Lynn Smith is a staff writer for The Times' Life & Style section.

In "Maverick," a self-deprecating dandy and flimflam man (Mel Gibson) who needs $25,000 to enter the "poker game of the century" in St. Louis, joins up with an old lawman (James Garner) and a flirtatious female gambler (Jodie Foster)--both equally extroverted cons. (Rated PG)


You know what happens when, like, your parents take you to a movie insisting you'll like it because they loved it when it was, you know, a TV show, light years before you were even born. They even try to encourage you by saying there will be lots of country Western music.

You think: Bor-ring.

You go, but you shift in your seat. You get up and down. You even feign sleep to make your point.

Then maybe you get a surprise.

"It was a little more than I expected," said Matthew Barros, 12, whose parents had planned this movie excursion for six weeks. "I thought it was pretty good actually. There wasn't really that much country music."

Most kids said they liked this witty take on the Old West, even if the comedy was similar to the moss-covered TV show, which ran from 1957-62.

The boys liked the fancy gunslinging, or as 9-year-old Joseph Roberts put it, "the shooting part."

Both genders liked the humor.

Jennifer Harris, 15, said she liked Graham Greene ("Dances With Wolves"), who plays Maverick's friend, a thoroughly modern Native American who exploits his position as a tourist attraction for Russian adventurers. He elicited the most laughs from the audience when he tried to out-con Maverick by pretending to steal his money.

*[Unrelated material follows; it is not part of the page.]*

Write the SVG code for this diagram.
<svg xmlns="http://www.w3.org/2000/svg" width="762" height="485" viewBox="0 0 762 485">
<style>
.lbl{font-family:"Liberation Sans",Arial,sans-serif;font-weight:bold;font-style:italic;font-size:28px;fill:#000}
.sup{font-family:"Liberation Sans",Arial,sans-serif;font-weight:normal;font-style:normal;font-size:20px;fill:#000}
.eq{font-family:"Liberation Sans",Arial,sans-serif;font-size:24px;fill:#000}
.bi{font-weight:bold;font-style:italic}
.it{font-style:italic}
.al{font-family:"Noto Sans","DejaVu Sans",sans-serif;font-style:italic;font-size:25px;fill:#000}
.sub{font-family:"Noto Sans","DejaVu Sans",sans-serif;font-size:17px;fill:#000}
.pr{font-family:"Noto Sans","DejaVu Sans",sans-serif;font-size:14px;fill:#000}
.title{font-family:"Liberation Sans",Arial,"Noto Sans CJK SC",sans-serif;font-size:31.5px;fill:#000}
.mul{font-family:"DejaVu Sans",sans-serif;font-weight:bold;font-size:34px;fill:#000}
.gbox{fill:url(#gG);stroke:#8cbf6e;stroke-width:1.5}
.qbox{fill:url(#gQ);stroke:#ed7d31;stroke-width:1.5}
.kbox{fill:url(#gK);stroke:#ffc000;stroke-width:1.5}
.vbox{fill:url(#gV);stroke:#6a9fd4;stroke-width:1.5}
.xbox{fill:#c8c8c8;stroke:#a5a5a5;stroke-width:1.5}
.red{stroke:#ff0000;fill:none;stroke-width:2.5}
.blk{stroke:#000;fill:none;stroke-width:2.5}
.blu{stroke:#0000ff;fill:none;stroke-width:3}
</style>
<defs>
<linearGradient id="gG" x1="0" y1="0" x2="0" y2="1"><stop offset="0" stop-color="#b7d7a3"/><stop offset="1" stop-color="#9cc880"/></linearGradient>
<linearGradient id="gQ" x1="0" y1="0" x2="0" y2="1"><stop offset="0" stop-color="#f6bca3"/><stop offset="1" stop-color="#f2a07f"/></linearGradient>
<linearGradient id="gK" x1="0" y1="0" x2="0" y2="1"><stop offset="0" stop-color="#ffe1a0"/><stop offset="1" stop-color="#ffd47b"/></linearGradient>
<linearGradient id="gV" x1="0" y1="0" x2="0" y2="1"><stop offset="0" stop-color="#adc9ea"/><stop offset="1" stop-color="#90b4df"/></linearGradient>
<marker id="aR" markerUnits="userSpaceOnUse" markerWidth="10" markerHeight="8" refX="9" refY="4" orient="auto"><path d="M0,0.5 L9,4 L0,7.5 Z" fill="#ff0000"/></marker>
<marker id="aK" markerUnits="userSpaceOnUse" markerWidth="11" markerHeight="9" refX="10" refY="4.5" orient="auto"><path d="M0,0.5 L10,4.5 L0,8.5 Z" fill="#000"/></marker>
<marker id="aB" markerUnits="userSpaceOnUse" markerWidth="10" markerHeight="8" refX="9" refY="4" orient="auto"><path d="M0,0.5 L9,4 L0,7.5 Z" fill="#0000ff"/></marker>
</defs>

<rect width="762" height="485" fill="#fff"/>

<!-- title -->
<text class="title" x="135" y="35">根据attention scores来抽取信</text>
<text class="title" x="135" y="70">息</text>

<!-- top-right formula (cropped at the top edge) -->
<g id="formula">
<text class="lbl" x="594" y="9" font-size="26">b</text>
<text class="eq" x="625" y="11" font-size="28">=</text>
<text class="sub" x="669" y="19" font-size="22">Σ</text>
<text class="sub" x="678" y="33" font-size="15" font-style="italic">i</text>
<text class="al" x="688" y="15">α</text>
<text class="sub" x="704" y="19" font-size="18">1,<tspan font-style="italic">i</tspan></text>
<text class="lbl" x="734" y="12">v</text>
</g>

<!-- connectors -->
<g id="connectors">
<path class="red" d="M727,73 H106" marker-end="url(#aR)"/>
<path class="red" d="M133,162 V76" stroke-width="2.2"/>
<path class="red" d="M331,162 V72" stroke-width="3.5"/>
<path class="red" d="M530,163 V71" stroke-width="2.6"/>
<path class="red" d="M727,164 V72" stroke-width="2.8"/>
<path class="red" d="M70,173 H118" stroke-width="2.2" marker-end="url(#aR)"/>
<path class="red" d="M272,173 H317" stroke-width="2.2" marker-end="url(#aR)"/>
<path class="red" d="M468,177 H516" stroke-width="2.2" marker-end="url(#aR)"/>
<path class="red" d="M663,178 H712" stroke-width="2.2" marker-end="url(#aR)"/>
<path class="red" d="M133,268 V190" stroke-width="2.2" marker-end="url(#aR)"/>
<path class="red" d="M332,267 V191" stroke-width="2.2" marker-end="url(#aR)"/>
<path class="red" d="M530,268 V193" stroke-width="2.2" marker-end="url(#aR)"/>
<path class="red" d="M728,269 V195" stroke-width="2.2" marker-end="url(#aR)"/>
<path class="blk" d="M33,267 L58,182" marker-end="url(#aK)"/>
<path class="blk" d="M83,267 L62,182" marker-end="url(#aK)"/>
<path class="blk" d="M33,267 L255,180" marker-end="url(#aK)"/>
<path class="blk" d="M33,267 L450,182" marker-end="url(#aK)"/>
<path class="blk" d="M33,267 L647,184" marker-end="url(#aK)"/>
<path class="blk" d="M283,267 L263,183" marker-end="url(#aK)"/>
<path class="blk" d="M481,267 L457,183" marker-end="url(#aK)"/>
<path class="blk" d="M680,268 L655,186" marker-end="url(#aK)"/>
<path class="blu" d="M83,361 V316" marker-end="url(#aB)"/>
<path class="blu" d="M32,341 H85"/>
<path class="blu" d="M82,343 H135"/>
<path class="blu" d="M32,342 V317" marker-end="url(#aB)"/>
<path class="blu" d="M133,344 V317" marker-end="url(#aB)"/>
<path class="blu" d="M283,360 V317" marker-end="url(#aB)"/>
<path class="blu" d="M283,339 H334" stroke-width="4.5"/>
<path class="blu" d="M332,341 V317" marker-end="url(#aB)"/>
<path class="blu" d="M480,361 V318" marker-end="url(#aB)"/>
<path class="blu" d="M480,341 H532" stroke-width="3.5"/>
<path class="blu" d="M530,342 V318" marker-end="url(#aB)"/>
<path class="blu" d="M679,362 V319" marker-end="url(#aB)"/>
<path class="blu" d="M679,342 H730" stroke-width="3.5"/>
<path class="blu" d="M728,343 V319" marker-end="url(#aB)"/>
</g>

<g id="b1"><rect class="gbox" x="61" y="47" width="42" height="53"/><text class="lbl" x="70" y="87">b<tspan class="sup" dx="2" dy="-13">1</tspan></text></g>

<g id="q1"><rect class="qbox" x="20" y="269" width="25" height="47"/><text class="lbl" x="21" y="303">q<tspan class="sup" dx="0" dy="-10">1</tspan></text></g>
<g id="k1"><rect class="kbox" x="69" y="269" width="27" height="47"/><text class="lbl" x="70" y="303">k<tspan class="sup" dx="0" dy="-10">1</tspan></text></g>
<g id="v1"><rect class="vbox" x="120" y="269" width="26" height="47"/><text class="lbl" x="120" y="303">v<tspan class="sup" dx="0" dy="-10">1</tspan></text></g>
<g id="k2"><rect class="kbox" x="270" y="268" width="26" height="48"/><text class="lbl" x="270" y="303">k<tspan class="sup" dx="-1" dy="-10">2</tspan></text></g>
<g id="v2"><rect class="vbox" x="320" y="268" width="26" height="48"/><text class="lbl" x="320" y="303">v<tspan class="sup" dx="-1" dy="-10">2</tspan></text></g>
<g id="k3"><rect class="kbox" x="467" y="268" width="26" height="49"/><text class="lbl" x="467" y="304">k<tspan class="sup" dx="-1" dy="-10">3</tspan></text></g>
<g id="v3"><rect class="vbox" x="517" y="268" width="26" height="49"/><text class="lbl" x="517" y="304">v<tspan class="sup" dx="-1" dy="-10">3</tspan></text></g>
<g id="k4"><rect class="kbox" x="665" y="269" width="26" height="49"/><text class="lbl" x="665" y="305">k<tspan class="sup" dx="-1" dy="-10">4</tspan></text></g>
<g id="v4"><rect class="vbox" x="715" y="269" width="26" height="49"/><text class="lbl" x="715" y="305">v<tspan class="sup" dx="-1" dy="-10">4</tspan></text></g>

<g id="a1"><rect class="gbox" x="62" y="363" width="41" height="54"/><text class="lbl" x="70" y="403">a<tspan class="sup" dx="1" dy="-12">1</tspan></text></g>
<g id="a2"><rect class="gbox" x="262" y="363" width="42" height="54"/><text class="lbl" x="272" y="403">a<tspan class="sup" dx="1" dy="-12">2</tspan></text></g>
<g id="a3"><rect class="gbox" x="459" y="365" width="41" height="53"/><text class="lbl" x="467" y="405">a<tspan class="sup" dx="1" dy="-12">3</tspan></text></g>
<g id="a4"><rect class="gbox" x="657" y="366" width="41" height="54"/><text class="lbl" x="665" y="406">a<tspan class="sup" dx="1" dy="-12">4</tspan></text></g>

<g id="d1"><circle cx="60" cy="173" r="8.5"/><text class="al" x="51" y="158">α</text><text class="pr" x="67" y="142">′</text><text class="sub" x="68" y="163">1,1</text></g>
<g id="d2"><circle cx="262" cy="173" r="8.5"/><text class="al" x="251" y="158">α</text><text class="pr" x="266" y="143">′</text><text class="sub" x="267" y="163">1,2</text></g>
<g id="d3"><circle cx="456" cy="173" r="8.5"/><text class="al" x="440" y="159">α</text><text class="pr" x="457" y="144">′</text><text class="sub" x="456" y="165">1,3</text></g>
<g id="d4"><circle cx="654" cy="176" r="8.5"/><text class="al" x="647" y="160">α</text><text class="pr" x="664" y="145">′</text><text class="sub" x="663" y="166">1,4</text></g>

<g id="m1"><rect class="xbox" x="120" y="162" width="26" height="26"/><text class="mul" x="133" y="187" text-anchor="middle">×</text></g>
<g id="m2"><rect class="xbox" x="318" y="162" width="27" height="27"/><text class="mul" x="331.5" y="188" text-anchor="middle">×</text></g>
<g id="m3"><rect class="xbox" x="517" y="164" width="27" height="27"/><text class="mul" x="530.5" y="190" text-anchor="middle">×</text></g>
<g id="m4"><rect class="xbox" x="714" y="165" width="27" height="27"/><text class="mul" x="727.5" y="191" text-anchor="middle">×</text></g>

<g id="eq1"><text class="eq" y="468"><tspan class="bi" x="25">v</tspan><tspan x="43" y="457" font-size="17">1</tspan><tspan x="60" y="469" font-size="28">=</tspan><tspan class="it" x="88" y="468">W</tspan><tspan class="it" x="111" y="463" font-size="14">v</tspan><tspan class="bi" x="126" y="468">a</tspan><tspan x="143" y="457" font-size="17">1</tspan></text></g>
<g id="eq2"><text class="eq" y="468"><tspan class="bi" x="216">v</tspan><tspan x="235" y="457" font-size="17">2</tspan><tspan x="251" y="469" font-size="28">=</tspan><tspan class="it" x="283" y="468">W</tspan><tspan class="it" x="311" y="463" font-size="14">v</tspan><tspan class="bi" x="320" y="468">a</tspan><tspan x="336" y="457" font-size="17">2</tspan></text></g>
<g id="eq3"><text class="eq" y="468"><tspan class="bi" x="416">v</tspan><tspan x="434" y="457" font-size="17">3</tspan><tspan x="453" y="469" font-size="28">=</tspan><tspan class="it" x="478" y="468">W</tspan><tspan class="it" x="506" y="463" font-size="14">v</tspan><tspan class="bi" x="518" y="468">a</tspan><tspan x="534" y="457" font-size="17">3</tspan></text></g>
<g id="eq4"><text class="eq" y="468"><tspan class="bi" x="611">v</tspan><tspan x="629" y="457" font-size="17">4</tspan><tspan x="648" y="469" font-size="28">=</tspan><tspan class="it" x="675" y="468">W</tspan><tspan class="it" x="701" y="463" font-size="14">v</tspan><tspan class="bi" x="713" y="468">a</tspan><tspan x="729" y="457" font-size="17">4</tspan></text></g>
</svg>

"I got your money right here," he says. "I just wanted to see how you'd react."

Other kids enjoyed the intricate cons and reverse cons.

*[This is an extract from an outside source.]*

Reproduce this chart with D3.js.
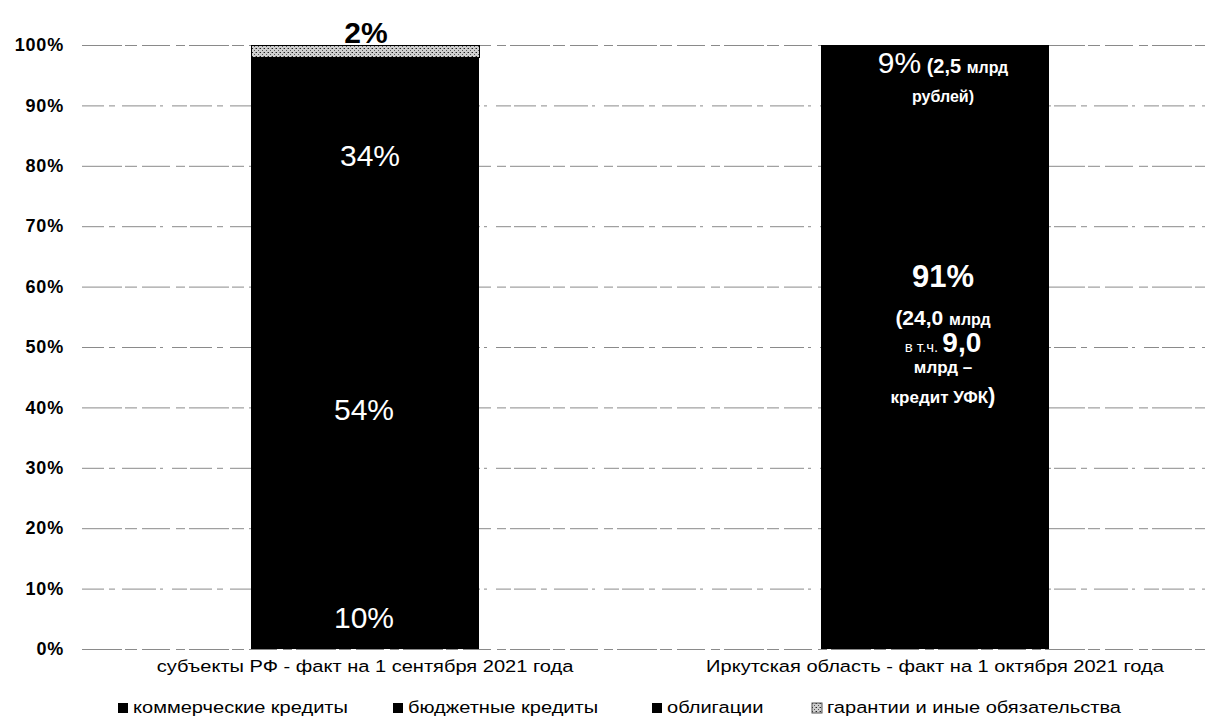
<!DOCTYPE html>
<html><head><meta charset="utf-8">
<script src="https://cdn.jsdelivr.net/npm/d3@7"></script>
<style>
html,body{margin:0;padding:0;background:#fff;}
svg{display:block;font-family:"Liberation Sans",Arial,sans-serif;}
</style></head>
<body><svg id="c" width="1207" height="719"></svg>
<script>
const categories = ["субъекты РФ - факт на 1 сентября 2021 года", "Иркутская область - факт на 1 октября 2021 года"];
const seriesNames = ["коммерческие кредиты", "бюджетные кредиты", "облигации", "гарантии и иные обязательства"];
const commercial = [10, 9];
const budget = [54, 91];
const bonds = [34, 0];
const guarantees = [2, 0];
const yTicks = [0, 10, 20, 30, 40, 50, 60, 70, 80, 90, 100];
const irkTopNote = ["(2,5", "млрд", "рублей)"];
const irkMainNote = ["(24,0", "млрд", "в т.ч.", "9,0", "млрд –", "кредит УФК", ")"];

const svg = d3.select("#c");
const rows = categories.map((c, i) => ({cat: c, commercial: commercial[i], budget: budget[i], bonds: bonds[i], guarantees: guarantees[i]}));
const keys = ["commercial", "budget", "bonds", "guarantees"];
const stack = d3.stack().keys(keys)(rows);

const y = d3.scaleLinear().domain([0, 100]).range([649, 45]);
const x = d3.scaleBand().domain(categories).range([80, 1220]).paddingInner(0.6).paddingOuter(0.3);
const gridX1 = 82, gridX2 = 1205;
const SX = 1.18;

// pattern for guarantees
const defs = svg.append("defs");
const pat = defs.append("pattern").attr("id", "hatch").attr("width", 4).attr("height", 4).attr("patternUnits", "userSpaceOnUse");
pat.append("rect").attr("width", 4).attr("height", 4).attr("fill", "#cfcfcf");
pat.append("rect").attr("x", 0).attr("y", 0).attr("width", 1).attr("height", 1).attr("fill", "#222");
pat.append("rect").attr("x", 2).attr("y", 2).attr("width", 1).attr("height", 1).attr("fill", "#555");
pat.append("rect").attr("x", 3).attr("y", 0).attr("width", 1).attr("height", 1).attr("fill", "#888");

// gridlines
svg.append("g").selectAll("line").data(yTicks).join("line")
  .attr("x1", gridX1).attr("x2", gridX2)
  .attr("y1", d => y(d) + 0.5).attr("y2", d => y(d) + 0.5)
  .attr("stroke", "#8a8a8a").attr("stroke-width", 1)
  .attr("stroke-dasharray", (d, i) => i % 2 ? "22,5,6,7,34,4,3,9,15,3" : "40,3,12,5,28,6,9,4");

// y axis labels
const yAxis = d3.axisLeft(y).tickValues(yTicks).tickFormat(d => d + "%").tickSize(0).tickPadding(0);
const ya = svg.append("g").attr("transform", "translate(64,0)").call(yAxis);
ya.select(".domain").remove();
ya.selectAll("text").attr("font-size", 18).attr("font-weight", "bold").attr("fill", "#000")
  .attr("font-family", "Liberation Sans, Arial, sans-serif").attr("letter-spacing", 0.8);

// bars
const fills = {commercial: "#000", budget: "#000", bonds: "#000", guarantees: "url(#hatch)"};
svg.append("g").attr("shape-rendering", "crispEdges").selectAll("g").data(stack).join("g")
  .attr("fill", d => fills[d.key])
  .selectAll("rect").data(d => d.map(p => Object.assign({key: d.key}, p))).join("rect")
  .attr("x", d => x(d.data.cat)).attr("width", x.bandwidth())
  .attr("y", d => y(d[1])).attr("height", d => y(d[0]) - y(d[1]))
  .attr("stroke", d => d.key === "guarantees" && d[1] > d[0] ? "#000" : "none")
  .attr("stroke-width", 1);

// bar 1 value labels
const c0 = x(categories[0]) + x.bandwidth() / 2;
const s0 = stack.map(s => s[0]);
const nudge = {commercial: -1, budget: -16, bonds: -4};
s0.forEach((seg, k) => {
  const key = keys[k];
  const v = seg[1] - seg[0];
  if (key === "guarantees") {
    svg.append("text").attr("x", c0 + 1).attr("y", y(seg[1]) - 2).attr("text-anchor", "middle")
      .attr("font-size", 30).attr("font-weight", "bold").attr("fill", "#000").text(v + "%");
  } else {
    svg.append("text").attr("x", c0 + (key === "bonds" ? 5 : -1)).attr("y", y((seg[0] + seg[1]) / 2) + 10 + nudge[key]).attr("text-anchor", "middle")
      .attr("font-size", 30).attr("fill", "#fff").text(v + "%");
  }
});

// bar 2 labels
const c1 = x(categories[1]) + x.bandwidth() / 2 + 8;
const t1 = svg.append("text").attr("x", c1).attr("y", y(100) + 28).attr("text-anchor", "middle").attr("fill", "#fff");
t1.append("tspan").attr("font-size", 30).text(commercial[1] + "%");
t1.append("tspan").attr("font-size", 20).attr("font-weight", "bold").text(" " + irkTopNote[0] + " ");
t1.append("tspan").attr("font-size", 16).attr("font-weight", "bold").text(irkTopNote[1]);
svg.append("text").attr("x", c1).attr("y", y(100) + 57).attr("text-anchor", "middle").attr("fill", "#fff")
  .attr("font-size", 16).attr("font-weight", "bold").text(irkTopNote[2]);

const mb = y(60);
svg.append("text").attr("x", c1).attr("y", mb).attr("text-anchor", "middle").attr("fill", "#fff")
  .attr("font-size", 31).attr("font-weight", "bold").text(budget[1] + "%");
const l2 = svg.append("text").attr("x", c1).attr("y", mb + 38).attr("text-anchor", "middle").attr("fill", "#fff").attr("font-weight", "bold");
l2.append("tspan").attr("font-size", 21).text(irkMainNote[0] + " ");
l2.append("tspan").attr("font-size", 16).text(irkMainNote[1]);
const l3 = svg.append("text").attr("x", c1).attr("y", mb + 65).attr("text-anchor", "middle").attr("fill", "#fff");
l3.append("tspan").attr("font-size", 15).text(irkMainNote[2] + " ");
l3.append("tspan").attr("font-size", 28).attr("font-weight", "bold").text(irkMainNote[3]);
svg.append("text").attr("x", c1).attr("y", mb + 86).attr("text-anchor", "middle").attr("fill", "#fff")
  .attr("font-size", 17).attr("font-weight", "bold").text(irkMainNote[4]);
const l5 = svg.append("text").attr("x", c1).attr("y", mb + 116).attr("text-anchor", "middle").attr("fill", "#fff").attr("font-weight", "bold");
l5.append("tspan").attr("font-size", 17).text(irkMainNote[5]);
l5.append("tspan").attr("font-size", 22).text(irkMainNote[6]);

// category labels
const xAxis = d3.axisBottom(x).tickSize(0).tickPadding(0);
const xa = svg.append("g").attr("transform", "translate(0,672)").call(xAxis);
xa.select(".domain").remove();
xa.selectAll("text").attr("dy", 0).attr("y", 0).attr("font-size", 17).attr("fill", "#000")
  .attr("font-family", "Liberation Sans, Arial, sans-serif").attr("transform", `scale(${SX},1)`);

// legend
const legX = [118, 393, 652, 812];
const lg = svg.append("g").selectAll("g").data(seriesNames).join("g")
  .attr("transform", (d, i) => `translate(${legX[i]},703)`);
lg.append("rect").attr("width", 10).attr("height", 10)
  .attr("fill", (d, i) => i === 3 ? "url(#hatch)" : "#000")
  .attr("stroke", (d, i) => i === 3 ? "#555" : "none");
lg.append("text").attr("transform", `translate(15,10) scale(${SX},1)`).attr("font-size", 17).attr("fill", "#000").text(d => d);
</script></body></html>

In the '90s movie version, we also get a new vision of the Old West: aerial panoramas and all the yellow dust and dirt we never saw on TV.

But not everyone was impressed.

"It was kind of corny," said Barret Bruchhauser, 14.

"I didn't really get the point of the movie," said Louise Majera, also 14.

Five-year-old Ashley Louise Harris also gave it a thumbs down, saying, "Some of it I got tired on and falled asleep."

But parents can relax: The movie's sex and violence are alluded to more than shown, and the PG rating is fair.

Now that parents can easily find family movies to go to, the problem is that most of them are weak comedies, seemingly designed to appeal to the lowest common denominator. But bolstered by a strong and witty script (by William Goldman, who wrote "The Princess Bride" and "Butch Cassidy and the Sundance Kid"), "Maverick" not only elicited laughs but also featured suspense and plot twists that genuinely surprised the kids.

Matthew said his favorite scene was near the end, when the suspense focused on the final card in the final round of the high-stakes poker game.

"It could have happened either way," he said.

He also thought it was interesting to know that the lawman was played by James Garner, who starred as the original Maverick.

Which kids would like this movie?

"Kids 10 through 25," Matthew suggested. "Once you get older, the movies get a little more predictable. The younger ones, maybe they couldn't understand it. I just thought the whole movie was unpredictable. I thought it was good overall."